— START —

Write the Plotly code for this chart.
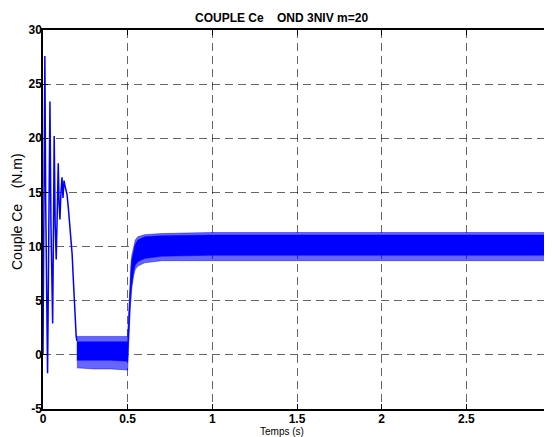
import plotly.graph_objects as go

# --- transient part (s, N.m) ---
t_tr = [0.000, 0.004, 0.011, 0.016, 0.027, 0.033, 0.041, 0.047, 0.057, 0.062,
        0.066, 0.072, 0.078, 0.084, 0.090, 0.095, 0.100, 0.106, 0.112, 0.118,
        0.124, 0.130, 0.136, 0.142, 0.150, 0.158, 0.165, 0.172, 0.179, 0.185,
        0.190, 0.196, 0.200]
ce_tr = [0.0, 10.0, 27.6, 14.0, -1.7, 9.0, 23.4, 12.0, 2.9, 12.0,
         20.2, 12.0, 8.8, 13.0, 17.7, 14.0, 12.5, 15.0, 16.4, 14.5,
         16.1, 15.6, 15.2, 14.8, 13.5, 12.0, 10.8, 9.3, 7.0, 4.8,
         3.0, 1.7, 1.3]

# --- oscillation band envelopes (outer = peaks, core = dense part) ---
t_env   = [0.200, 0.300, 0.400, 0.500, 0.505, 0.510, 0.515, 0.520, 0.525, 0.535,
           0.545, 0.560, 0.600, 0.700, 1.000, 1.500, 2.000, 2.500, 3.000]
env_hi  = [1.7, 1.7, 1.7, 1.7, 3.5, 5.5, 7.5, 8.5, 9.2, 10.0,
           10.6, 10.9, 11.1, 11.2, 11.3, 11.3, 11.3, 11.3, 11.3]
env_lo  = [-1.2, -1.3, -1.3, -1.4, 0.3, 2.5, 4.2, 5.5, 6.3, 7.3,
           7.9, 8.2, 8.5, 8.7, 8.7, 8.7, 8.7, 8.7, 8.7]
core_hi = [1.2, 1.2, 1.2, 1.2, 3.0, 5.0, 7.0, 8.0, 8.8, 9.6,
           10.2, 10.6, 10.9, 11.0, 11.07, 11.07, 11.07, 11.07, 11.07]
core_lo = [-0.5, -0.5, -0.5, -0.6, 0.8, 3.0, 4.6, 5.9, 6.7, 7.7,
           8.3, 8.6, 8.9, 9.1, 9.2, 9.2, 9.2, 9.2, 9.2]

x_ticks = [0, 0.5, 1, 1.5, 2, 2.5, 3]
x_labels = ["0", "0.5", "1", "1.5", "2", "2.5", "3"]
y_ticks = [-5, 0, 5, 10, 15, 20, 25, 30]
y_labels = ["-5", "0", "5", "10", "15", "20", "25", "30"]

BLUE = "#0000FF"
OFF = 8                      # page body margin of the html page
W, H = 552 - OFF, 437 - OFF  # figure size so that it fits the window
L, T = 43 - OFF, 30 - OFF    # plot area origin (page 43, 30)
PW, PH = 508, 379
R, B = W - L - PW, H - T - PH

fig = go.Figure()

fig.add_trace(go.Scatter(
    x=t_env + t_env[::-1], y=env_hi + env_lo[::-1],
    fill="toself", fillcolor="rgba(0,0,255,0.6)",
    line=dict(color="rgba(0,0,255,0.6)", width=0.8),
    mode="lines", hoverinfo="skip", showlegend=False))
fig.add_trace(go.Scatter(
    x=t_env + t_env[::-1], y=core_hi + core_lo[::-1],
    fill="toself", fillcolor=BLUE,
    line=dict(color=BLUE, width=0.5),
    mode="lines", hoverinfo="skip", showlegend=False))
fig.add_trace(go.Scatter(
    x=t_tr, y=ce_tr, mode="lines",
    line=dict(color=BLUE, width=1.5), showlegend=False))

font = "Liberation Sans, Arial, sans-serif"
axis_common = dict(
    showline=True, linecolor="black", linewidth=1.5, mirror="ticks",
    ticks="inside", ticklen=5, tickcolor="black",
    showgrid=True, gridcolor="rgba(0,0,0,0.6)", gridwidth=1,
    griddash="8px,5px", zeroline=False, automargin=False,
    tickfont=dict(family=font, size=12, color="black", weight="bold"),
)

def px_x(p):  # page pixel -> paper x
    return (p - OFF - L) / PW

def px_y(p):  # page pixel -> paper y
    return (T + PH - (p - OFF)) / PH

fig.update_layout(
    width=W, height=H,
    margin=dict(l=L, r=R, t=T, b=B, autoexpand=False),
    paper_bgcolor="white", plot_bgcolor="white",
    xaxis=dict(range=[0, 3], tickvals=x_ticks, ticktext=x_labels,
               ticklabelstandoff=-2, **axis_common),
    yaxis=dict(range=[-5, 30], tickvals=y_ticks, ticktext=y_labels,
               ticklabelstandoff=-3, **axis_common),
    annotations=[
        dict(text="<b>COUPLE Ce\u00a0\u00a0\u00a0\u00a0OND 3NIV m=20</b>",
             xref="paper", yref="paper", x=px_x(281), y=px_y(17.5),
             xanchor="center", yanchor="middle", showarrow=False,
             font=dict(family=font, size=12, color="black")),
        dict(text="Temps (s)",
             xref="paper", yref="paper", x=px_x(282), y=px_y(431),
             xanchor="center", yanchor="middle", showarrow=False,
             font=dict(family=font, size=10, color="black")),
        dict(text="Couple Ce\u00a0\u00a0\u00a0\u00a0(N.m)", textangle=-90,
             xref="paper", yref="paper", x=px_x(17), y=px_y(212),
             xanchor="center", yanchor="middle", showarrow=False,
             font=dict(family=font, size=14, color="black")),
        # last x tick label, partly cut by the page edge as in the reference
        dict(text="<b>" + x_labels[-1] + "</b>",
             xref="x", yref="paper", x=x_ticks[-1], y=px_y(418),
             xanchor="center", yanchor="middle", showarrow=False,
             font=dict(family=font, size=12, color="black")),
    ],
)

fig.write_html("out.html")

— END —

▶ [PROBLEM TO SOLVE]: Extract the lines exactly, please: the first line of the listing, the line with "3.0, 1.7, 1.3]", and every line between them, but no pictures.

▶ [ANSWER BELOW]:
Write the Plotly code for this chart.
import plotly.graph_objects as go

# --- transient part (s, N.m) ---
t_tr = [0.000, 0.004, 0.011, 0.016, 0.027, 0.033, 0.041, 0.047, 0.057, 0.062,
        0.066, 0.072, 0.078, 0.084, 0.090, 0.095, 0.100, 0.106, 0.112, 0.118,
        0.124, 0.130, 0.136, 0.142, 0.150, 0.158, 0.165, 0.172, 0.179, 0.185,
        0.190, 0.196, 0.200]
ce_tr = [0.0, 10.0, 27.6, 14.0, -1.7, 9.0, 23.4, 12.0, 2.9, 12.0,
         20.2, 12.0, 8.8, 13.0, 17.7, 14.0, 12.5, 15.0, 16.4, 14.5,
         16.1, 15.6, 15.2, 14.8, 13.5, 12.0, 10.8, 9.3, 7.0, 4.8,
         3.0, 1.7, 1.3]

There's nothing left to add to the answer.